Begin Records provided

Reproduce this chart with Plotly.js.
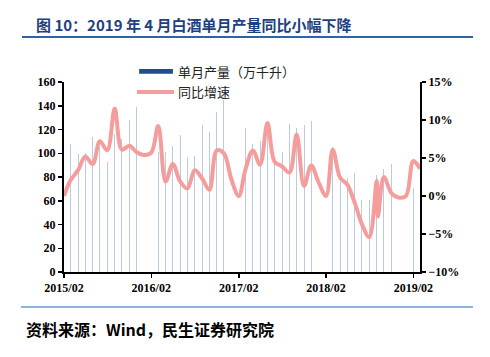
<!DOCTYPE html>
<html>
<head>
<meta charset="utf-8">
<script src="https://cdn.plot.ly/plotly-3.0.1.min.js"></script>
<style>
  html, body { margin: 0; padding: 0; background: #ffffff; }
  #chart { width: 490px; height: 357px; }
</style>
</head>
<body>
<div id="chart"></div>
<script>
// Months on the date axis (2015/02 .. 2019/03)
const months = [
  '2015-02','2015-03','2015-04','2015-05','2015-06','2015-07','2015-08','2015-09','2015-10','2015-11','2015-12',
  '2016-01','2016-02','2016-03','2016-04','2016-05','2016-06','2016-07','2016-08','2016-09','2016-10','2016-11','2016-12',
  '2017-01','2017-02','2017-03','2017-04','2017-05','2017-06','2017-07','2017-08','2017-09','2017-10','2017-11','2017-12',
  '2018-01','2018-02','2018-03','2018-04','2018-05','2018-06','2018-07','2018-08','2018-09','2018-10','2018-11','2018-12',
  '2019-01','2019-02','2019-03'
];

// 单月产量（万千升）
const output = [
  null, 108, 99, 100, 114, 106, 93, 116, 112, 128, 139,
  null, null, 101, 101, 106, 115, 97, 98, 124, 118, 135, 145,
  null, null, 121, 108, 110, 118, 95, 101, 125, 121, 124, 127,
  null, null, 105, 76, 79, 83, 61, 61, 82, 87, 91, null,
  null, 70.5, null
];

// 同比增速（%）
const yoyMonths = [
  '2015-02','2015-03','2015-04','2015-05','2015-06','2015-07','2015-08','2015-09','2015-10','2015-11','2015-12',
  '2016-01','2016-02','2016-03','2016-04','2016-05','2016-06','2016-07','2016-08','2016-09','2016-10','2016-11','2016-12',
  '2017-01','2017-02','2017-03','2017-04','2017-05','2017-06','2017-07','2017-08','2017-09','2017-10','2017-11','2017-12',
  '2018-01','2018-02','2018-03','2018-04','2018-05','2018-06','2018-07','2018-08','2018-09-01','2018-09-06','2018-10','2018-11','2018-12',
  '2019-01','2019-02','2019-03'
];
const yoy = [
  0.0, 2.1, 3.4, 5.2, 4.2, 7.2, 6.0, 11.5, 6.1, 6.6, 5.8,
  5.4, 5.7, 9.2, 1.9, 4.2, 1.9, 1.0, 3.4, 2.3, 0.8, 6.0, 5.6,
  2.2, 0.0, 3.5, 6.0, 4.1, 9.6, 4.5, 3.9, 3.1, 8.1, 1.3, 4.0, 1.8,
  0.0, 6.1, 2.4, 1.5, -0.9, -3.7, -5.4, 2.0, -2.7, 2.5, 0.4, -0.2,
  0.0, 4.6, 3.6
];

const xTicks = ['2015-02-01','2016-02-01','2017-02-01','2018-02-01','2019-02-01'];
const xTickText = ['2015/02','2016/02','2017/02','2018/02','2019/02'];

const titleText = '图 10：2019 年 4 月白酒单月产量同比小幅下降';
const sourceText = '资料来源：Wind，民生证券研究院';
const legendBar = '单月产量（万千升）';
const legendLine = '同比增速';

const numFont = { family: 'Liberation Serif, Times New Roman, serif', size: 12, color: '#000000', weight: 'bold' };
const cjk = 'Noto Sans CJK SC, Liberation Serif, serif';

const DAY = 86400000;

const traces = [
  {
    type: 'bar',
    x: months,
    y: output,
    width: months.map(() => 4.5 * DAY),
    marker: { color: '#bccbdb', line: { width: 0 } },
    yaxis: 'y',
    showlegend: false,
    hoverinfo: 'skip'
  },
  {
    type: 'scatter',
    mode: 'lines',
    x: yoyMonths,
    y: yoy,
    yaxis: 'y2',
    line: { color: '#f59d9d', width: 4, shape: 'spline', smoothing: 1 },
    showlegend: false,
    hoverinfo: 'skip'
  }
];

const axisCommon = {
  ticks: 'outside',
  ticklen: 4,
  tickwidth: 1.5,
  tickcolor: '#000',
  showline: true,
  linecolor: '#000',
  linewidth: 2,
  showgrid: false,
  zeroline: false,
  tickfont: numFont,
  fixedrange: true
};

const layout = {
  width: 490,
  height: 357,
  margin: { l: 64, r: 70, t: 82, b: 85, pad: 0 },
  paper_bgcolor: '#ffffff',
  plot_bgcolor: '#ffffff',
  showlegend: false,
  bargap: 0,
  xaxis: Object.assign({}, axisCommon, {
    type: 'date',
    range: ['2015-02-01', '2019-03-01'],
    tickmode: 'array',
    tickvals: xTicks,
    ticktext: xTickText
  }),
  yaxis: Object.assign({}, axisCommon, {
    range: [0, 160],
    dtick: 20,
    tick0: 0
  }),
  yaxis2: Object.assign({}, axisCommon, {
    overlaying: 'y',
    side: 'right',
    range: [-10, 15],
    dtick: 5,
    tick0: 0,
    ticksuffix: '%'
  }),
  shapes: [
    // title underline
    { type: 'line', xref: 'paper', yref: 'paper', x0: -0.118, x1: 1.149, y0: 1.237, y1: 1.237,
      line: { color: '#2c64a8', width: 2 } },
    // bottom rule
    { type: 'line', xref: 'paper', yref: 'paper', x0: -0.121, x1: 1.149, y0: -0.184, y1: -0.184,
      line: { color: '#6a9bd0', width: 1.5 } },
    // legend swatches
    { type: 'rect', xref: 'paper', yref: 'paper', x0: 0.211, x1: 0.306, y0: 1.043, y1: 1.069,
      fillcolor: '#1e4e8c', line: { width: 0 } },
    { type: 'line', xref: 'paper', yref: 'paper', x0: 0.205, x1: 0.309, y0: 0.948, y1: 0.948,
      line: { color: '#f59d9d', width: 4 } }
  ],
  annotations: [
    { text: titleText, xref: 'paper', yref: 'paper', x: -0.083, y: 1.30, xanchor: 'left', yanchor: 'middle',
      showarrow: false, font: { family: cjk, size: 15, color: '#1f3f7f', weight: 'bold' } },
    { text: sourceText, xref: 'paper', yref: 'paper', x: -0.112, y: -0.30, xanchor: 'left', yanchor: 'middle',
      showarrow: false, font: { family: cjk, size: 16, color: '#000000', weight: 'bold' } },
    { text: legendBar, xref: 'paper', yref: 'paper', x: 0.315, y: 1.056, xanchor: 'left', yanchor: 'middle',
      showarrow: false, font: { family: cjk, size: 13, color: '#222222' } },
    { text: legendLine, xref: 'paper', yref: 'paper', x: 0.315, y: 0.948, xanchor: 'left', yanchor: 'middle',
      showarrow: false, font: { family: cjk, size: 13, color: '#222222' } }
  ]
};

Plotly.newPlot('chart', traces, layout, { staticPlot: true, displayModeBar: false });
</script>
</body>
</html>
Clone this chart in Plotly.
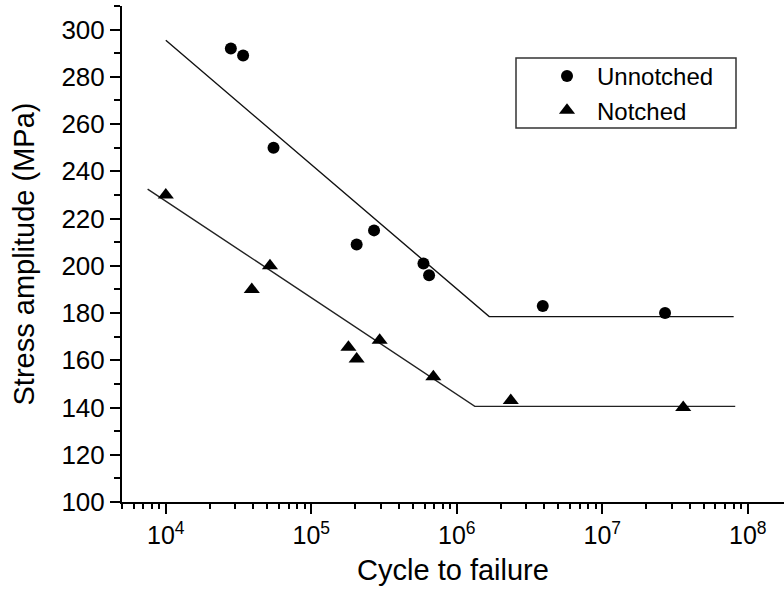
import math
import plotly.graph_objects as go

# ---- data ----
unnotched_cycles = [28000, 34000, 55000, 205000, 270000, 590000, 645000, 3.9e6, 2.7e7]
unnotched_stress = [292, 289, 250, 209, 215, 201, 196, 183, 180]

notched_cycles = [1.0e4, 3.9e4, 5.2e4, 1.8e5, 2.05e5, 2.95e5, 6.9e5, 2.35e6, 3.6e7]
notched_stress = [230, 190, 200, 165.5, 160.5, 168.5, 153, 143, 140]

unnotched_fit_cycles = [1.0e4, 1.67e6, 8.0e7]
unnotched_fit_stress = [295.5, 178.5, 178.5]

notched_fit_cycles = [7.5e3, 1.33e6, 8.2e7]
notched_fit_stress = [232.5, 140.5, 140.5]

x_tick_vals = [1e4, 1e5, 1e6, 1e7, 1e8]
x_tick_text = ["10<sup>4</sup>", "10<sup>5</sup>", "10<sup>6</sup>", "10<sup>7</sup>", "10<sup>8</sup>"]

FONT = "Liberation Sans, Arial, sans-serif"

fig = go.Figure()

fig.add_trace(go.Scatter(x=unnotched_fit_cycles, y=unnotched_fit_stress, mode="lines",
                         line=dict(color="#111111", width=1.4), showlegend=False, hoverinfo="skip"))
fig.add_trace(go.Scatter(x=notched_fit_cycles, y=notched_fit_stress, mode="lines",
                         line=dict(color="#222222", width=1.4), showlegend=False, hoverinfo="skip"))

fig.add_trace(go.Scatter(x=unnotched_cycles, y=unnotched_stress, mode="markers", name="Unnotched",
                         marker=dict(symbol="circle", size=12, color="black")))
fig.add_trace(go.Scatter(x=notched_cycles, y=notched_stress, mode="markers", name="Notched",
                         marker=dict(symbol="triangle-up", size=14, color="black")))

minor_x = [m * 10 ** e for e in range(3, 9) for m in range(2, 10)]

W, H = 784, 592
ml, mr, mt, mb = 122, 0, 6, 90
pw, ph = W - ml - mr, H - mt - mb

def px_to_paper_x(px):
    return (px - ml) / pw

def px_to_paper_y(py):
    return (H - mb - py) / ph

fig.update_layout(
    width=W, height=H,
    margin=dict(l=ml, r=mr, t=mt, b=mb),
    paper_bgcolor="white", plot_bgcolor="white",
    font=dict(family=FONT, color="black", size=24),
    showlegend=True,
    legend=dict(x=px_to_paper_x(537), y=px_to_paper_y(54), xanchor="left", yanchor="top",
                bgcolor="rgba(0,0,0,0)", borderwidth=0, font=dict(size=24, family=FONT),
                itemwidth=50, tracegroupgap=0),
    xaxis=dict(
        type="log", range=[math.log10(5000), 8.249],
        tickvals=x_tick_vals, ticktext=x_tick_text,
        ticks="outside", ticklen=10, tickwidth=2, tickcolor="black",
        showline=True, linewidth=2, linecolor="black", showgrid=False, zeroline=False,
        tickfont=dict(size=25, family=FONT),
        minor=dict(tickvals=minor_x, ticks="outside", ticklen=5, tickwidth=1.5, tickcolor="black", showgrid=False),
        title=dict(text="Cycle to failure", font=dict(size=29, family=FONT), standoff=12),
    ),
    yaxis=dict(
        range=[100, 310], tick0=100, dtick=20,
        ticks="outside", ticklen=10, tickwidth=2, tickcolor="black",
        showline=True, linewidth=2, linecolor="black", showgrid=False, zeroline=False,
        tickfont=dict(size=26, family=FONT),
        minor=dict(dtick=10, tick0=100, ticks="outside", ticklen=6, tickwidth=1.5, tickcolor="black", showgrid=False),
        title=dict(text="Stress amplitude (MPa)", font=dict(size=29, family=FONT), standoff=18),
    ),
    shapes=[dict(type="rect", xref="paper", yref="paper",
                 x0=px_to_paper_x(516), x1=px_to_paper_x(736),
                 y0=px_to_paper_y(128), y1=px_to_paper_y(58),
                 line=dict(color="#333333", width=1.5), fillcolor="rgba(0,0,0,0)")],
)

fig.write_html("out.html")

End Records provided

**Requirement**
The word "this" may occur in lines of the records. Report how many such lines there are, giving only the number.

**Reply to the exercise**
2